Aug. 5—Malaquinas Canery, the basketball player, never really found his place in his favorite sport.
Sure there were moments.
He started in all 25 games as a freshman at Clarkson University, as the point guard.
Then, at least the playing time, went downhill from there, averaging just over five points over his four years.
"Me and my coach were not on the same page," said Canery, who was recently named the new women's basketball coach at Northern Essex Community College. "My role and what we were trying to do as a team."
While he played four years, limited minutes the last few years, it was during those tough times, which also included a torn ACL, that Canery realized he had a calling.
"My love for the game never wavered," said Canery, who turns 26 in September. "It was like it was growing up and playing at the Lawrence Boys Club. It was part of my soul."
During those tough days at Clarkson, even when he wasn't playing much he would run practice sessions on the side, even for guys playing ahead of him.
"My passion for the game, playing and practicing with energy, was my thing," said Canery. "I loved pushing my teammates to be better. I wasn't really concerned about where I was as a player. I enjoyed helping other guys get better.
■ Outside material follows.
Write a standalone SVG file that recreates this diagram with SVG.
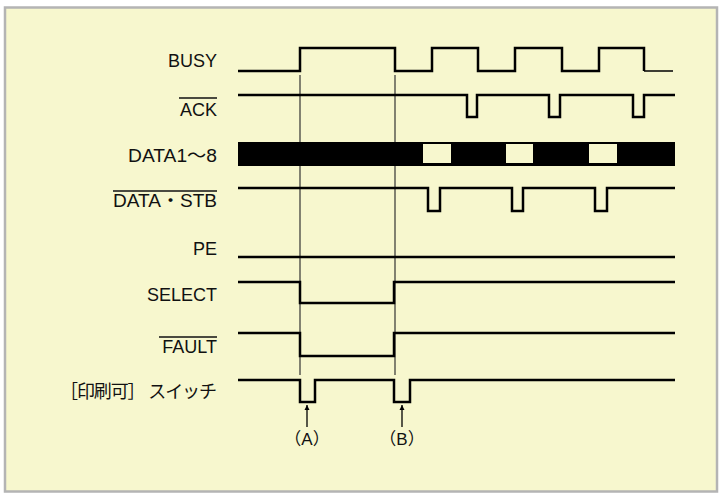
<svg xmlns="http://www.w3.org/2000/svg" width="721" height="493" viewBox="0 0 721 493">
<style>
.sig{fill:none;stroke:#000;stroke-width:2.5;stroke-linejoin:miter}
.guide{fill:none;stroke:#333;stroke-width:1.2}
.lbl{font-family:"Liberation Sans",Arial,"Noto Sans CJK JP",sans-serif;font-size:18px;fill:#111;text-anchor:end}
.ov{stroke:#111;stroke-width:1.3}
.mk{font-family:"Liberation Sans",Arial,"Noto Sans CJK JP",sans-serif;font-size:17px;fill:#111;text-anchor:middle}
</style>
<defs>
<marker id="ah" viewBox="0 0 10 10" refX="10" refY="5" markerWidth="5" markerHeight="6" orient="auto" markerUnits="userSpaceOnUse">
<path d="M0,0 L10,5 L0,10 z" fill="#000"/>
</marker>
</defs>
<rect x="5" y="7.5" width="712" height="484" fill="#F7F7CE" stroke="#B4B4B4" stroke-width="2.5"/>
<g id="labels">
<g id="busy-label"><text class="lbl" x="217" y="67">BUSY</text></g>
<g id="ack-label"><text class="lbl" x="217" y="116">ACK</text><line class="ov" x1="179" y1="98" x2="217" y2="98"/></g>
<g id="data-label"><text class="lbl" x="217" y="162" textLength="89" lengthAdjust="spacingAndGlyphs">DATA1〜8</text></g>
<g id="stb-label"><text class="lbl" x="217" y="207" textLength="104" lengthAdjust="spacingAndGlyphs">DATA・STB</text><line class="ov" x1="113" y1="191" x2="217" y2="191"/></g>
<g id="pe-label"><text class="lbl" x="217" y="255">PE</text></g>
<g id="select-label"><text class="lbl" x="217" y="301">SELECT</text></g>
<g id="fault-label"><text class="lbl" x="217" y="353">FAULT</text><line class="ov" x1="159" y1="337" x2="217" y2="337"/></g>
<g id="switch-label"><text class="lbl" x="217" y="398" textLength="157" lengthAdjust="spacing">［印刷可］ スイッチ</text></g>
</g>
<g id="connectors">
<line class="guide" x1="300" y1="75" x2="300" y2="375"/>
<line class="guide" x1="395" y1="75" x2="395" y2="375"/>
<line x1="307" y1="427" x2="307" y2="405" stroke="#000" stroke-width="1.3" marker-end="url(#ah)"/>
<line x1="402" y1="427" x2="402" y2="405" stroke="#000" stroke-width="1.3" marker-end="url(#ah)"/>
</g>
<g id="busy"><path class="sig" d="M238,71 H300 V48 H395 V71 H432 V48 H478 V71 H515 V48 H562 V71 H599 V48 H644 V71"/><line x1="644" y1="71" x2="673" y2="71" stroke="#000" stroke-width="1.5"/></g>
<g id="ack"><path class="sig" d="M238,95 H467 V117 H477 V95 H549 V117 H560 V95 H633 V117 H644 V95 H675"/></g>
<g id="data"><rect x="238" y="142" width="437" height="24" fill="#000"/>
<rect x="423" y="144" width="28" height="19" fill="#F7F7CE"/>
<rect x="506" y="144" width="27" height="19" fill="#F7F7CE"/>
<rect x="589" y="144" width="28" height="19" fill="#F7F7CE"/></g>
<g id="stb"><path class="sig" d="M238,188 H428 V211 H440 V188 H512 V211 H523 V188 H595 V211 H607 V188 H675"/></g>
<g id="pe"><path class="sig" d="M238,257 H675"/></g>
<g id="select"><path class="sig" d="M238,282 H300 V303 H394 V282 H675"/></g>
<g id="fault"><path class="sig" d="M238,333 H300 V356 H394 V333 H675"/></g>
<g id="switch"><path class="sig" d="M238,380 H300 V402 H315 V380 H394 V402 H410 V380 H675"/></g>
<g id="mark-a"><text class="mk" x="307" y="445">（A）</text></g>
<g id="mark-b"><text class="mk" x="402" y="445">（B）</text></g>
</svg>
I pretty much realized, I was probably a coach at heart."
Several years later, Coach Canery has pretty much put a stamp on his time at Clarkson and has devoted his working life to teaching basketball to those who want to get better.
It was something he remembers feeling at the famed Academic Basketball Awareness Camp at Merrimack College, created and hosted by Bert Hammel, who passed away nearly four years ago.
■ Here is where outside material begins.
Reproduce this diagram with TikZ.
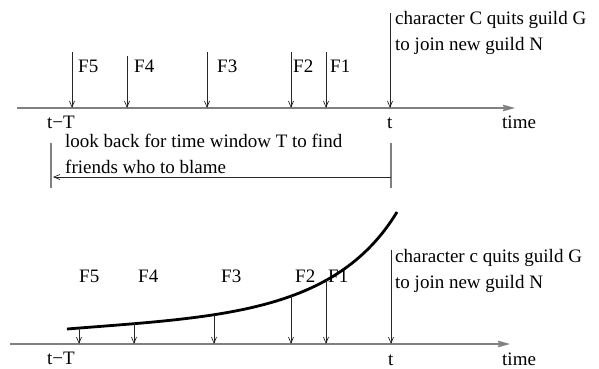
\documentclass[tikz,border=0pt]{standalone}
\usepackage{fontspec}
\setmainfont{Liberation Serif}
\usetikzlibrary{arrows.meta}

\begin{document}
\begin{tikzpicture}[x=1pt, y=-1pt,
  axis/.style={draw=gray, line width=1.6pt, -{Straight Barb[length=9pt, width=5pt]}},
  hit/.style={draw=black!85, line width=0.7pt, -{Straight Barb[length=6pt, width=5pt]}},
  bar/.style={draw=gray, line width=1.2pt},
  txt/.style={font=\fontsize{19}{26}\selectfont, inner sep=0pt, anchor=base west, align=left},
]
  \useasboundingbox (0,0) rectangle (599,369);
  % upper time line
  \coordinate (A0) at (17,108);
  \coordinate (A1) at (515,108);
  \draw[axis] (A0) -- (A1);
  \foreach \n/\x/\y/\lx in {5/72/52/78, 4/127/56/134, 3/207/52/217, 2/291/52/293, 1/326/52/330} {
    \coordinate (f\n) at (\x,\y);
    \coordinate (g\n) at (\x,108);
    \draw[hit] (f\n) -- (g\n);
    \node[txt] (lf\n) at (\lx,73) {F\n};
  }
  \coordinate (Q0) at (390,13);
  \coordinate (Q1) at (390,108);
  \draw[hit] (Q0) -- (Q1);
  % base of a two-line text is its last line
  \node[txt] (quit) at (395,51) {character C quits guild G\\to join new guild N};
  \node[txt] (tT) at (47,128) {t−T};
  \node[txt] (t) at (387,128) {t};
  \node[txt] (time) at (502,128) {time};
  % look-back window
  \coordinate (B0) at (51,143);
  \coordinate (B1) at (51,188);
  \coordinate (B2) at (391,143);
  \coordinate (B3) at (391,188);
  \draw[bar] (B0) -- (B1);
  \draw[bar] (B2) -- (B3);
  \coordinate (W0) at (391,177);
  \coordinate (W1) at (53,177);
  \draw[hit] (W0) -- (W1);
  \node[txt] (look) at (65,173) {look back for time window T to find\\friends who to blame};

  % lower time line
  \coordinate (D0) at (10,344);
  \coordinate (D1) at (510,344);
  \draw[axis] (D0) -- (D1);
  \coordinate (C0) at (67,329);
  \coordinate (C1) at (217,317);
  \coordinate (C2) at (335,314);
  \coordinate (C3) at (397,212);
  \draw[line width=2.8pt] (C0) .. controls (C1) and (C2) .. (C3);
  \foreach \n/\x/\y/\lx in {5/79/328/79, 4/134/323/138, 3/214/315/221, 2/291/296/295, 1/326/280/328} {
    \coordinate (h\n) at (\x,\y);
    \coordinate (k\n) at (\x,344);
    \draw[hit] (h\n) -- (k\n);
    \node[txt] (mf\n) at (\lx,282) {F\n};
  }
  \coordinate (R0) at (391,250);
  \coordinate (R1) at (391,344);
  \draw[hit] (R0) -- (R1);
  \node[txt] (quitc) at (395,288) {character c quits guild G\\to join new guild N};
  \node[txt] (tT2) at (47,364) {t−T};
  \node[txt] (t2) at (388,365) {t};
  \node[txt] (time2) at (502,365) {time};
\end{tikzpicture}
\end{document}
"When it came to basketball and people, Bert was the most genuine person I had ever seen," recalled Canery. "His energy for the game was real. His energy for helping kids was real. It always stayed with me. I wanted to be like Bert Hammel."
Canery left Lawrence after middle school and attended Clinton High in N.Y., as part of The Better Start program, which was created by Hamilton College.
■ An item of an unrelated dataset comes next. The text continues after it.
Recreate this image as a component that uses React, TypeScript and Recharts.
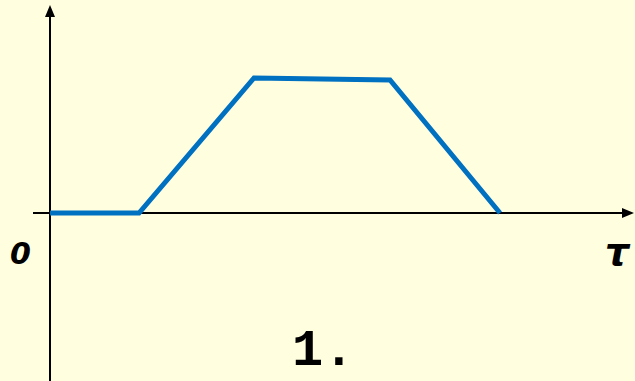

It was the first time he remembers have structure, 24/7, in his life.
"I was all over the place as a kid, not focused at all," said Canery. "That program saved me. The basketball was good, too. I learned so much about the game. When you grow up on the playgrounds, you just play and react. But in high school I got a real lesson about the game, as a point guard, running an offense, seeing the floor."
After college he returned to Lawrence connecting with former Lawrence High coach Paul Neal, who had helped Canery while growing up, and current coach Jesus "Moose" Moore. He did some one-on-one work with local kids while also getting his real estate license.
One of his lessons turned into an opportunity to work at the Pingree School Basketball Camp, under boys coach Steve Gibbs.
Gibbs was impressed with, of course, Canery's passion and energy.
"Mala is a pioneer in a every sense of the word," said Gibbs. "He marches to the beat of his drum. Most basketball people would say 'I wouldn't go around the world to coach' whereas Mala said, 'Why wouldn't I go Hoop Mountain in Kuwait, Dubai and Qatar.' It's why he has thrived.
It led an offer to work for Gibbs' side business, Hoop Mountain, which has clinics and camps in the Middle East.
He did a eight month-month stint coaching basketball in Kuwait before returning home.
"It was an amazing experience," said Canery. "Not only being in around culture, far from home, but being around people who wanted to learn the game like we do."
Canery returned home and was connected with Northern Essex Community College men's basketball coach, Darren Stratton, through a former teammate at Lawrence High, Jaylen Alicea, eventually joining the staff as an assistant.
He was with the team for the fall when another opportunity to start a basketball academy for Hoop Mountain ... in Qatar.
"I was there five months and really connected with a coach from Serbia, learning about its culture, how they view the game," said Canery. "I learned something new every day there. I was the head guy and loved every minute of it."
Gibbs said Canery made a different in both, far-away countries.
"He's introduced the game to hundreds of kids in the Middle East in such a positive fashion," said Gibbs. "Basketball interest is spreading in the Middle East due to Mala's coaching. Honestly, he is responsible for many Middle East kids choosing basketball as their first sport. His impact on the game in that region is so powerful. I can't tell you how many people thanked me for placing Mala overseas."
When he returned home early this past summer, there was another basketball offer, but this one was around here, an opportunity to stay home.
NECC was looking to upgrade several of its sports and women's basketball was among them. The school's athletic director, Dan Blair, and Coach Stratton, met with Canery hoping he'd take the job.
"Malaquias is a special guy and a very good coach," said Blair. "It was a good fit. We needed someone with a lot of energy to get this program going. He's also close with Coach Stratton, who he can rely on for support."
Canery has already started the recruiting process with phone calls and meetings at the school, trying to do for the women what Stratton has done for the men.
And what NECC baseball coach Jeff Mejia has done for baseball players.
"The goal here is education first," said Canery. "But we have a lot of talented girls basketball players in the area and we can help them improve on the court and in the classroom, and hopefully get to a four-year school. I love working with young people and helping them. This is a perfect job for me."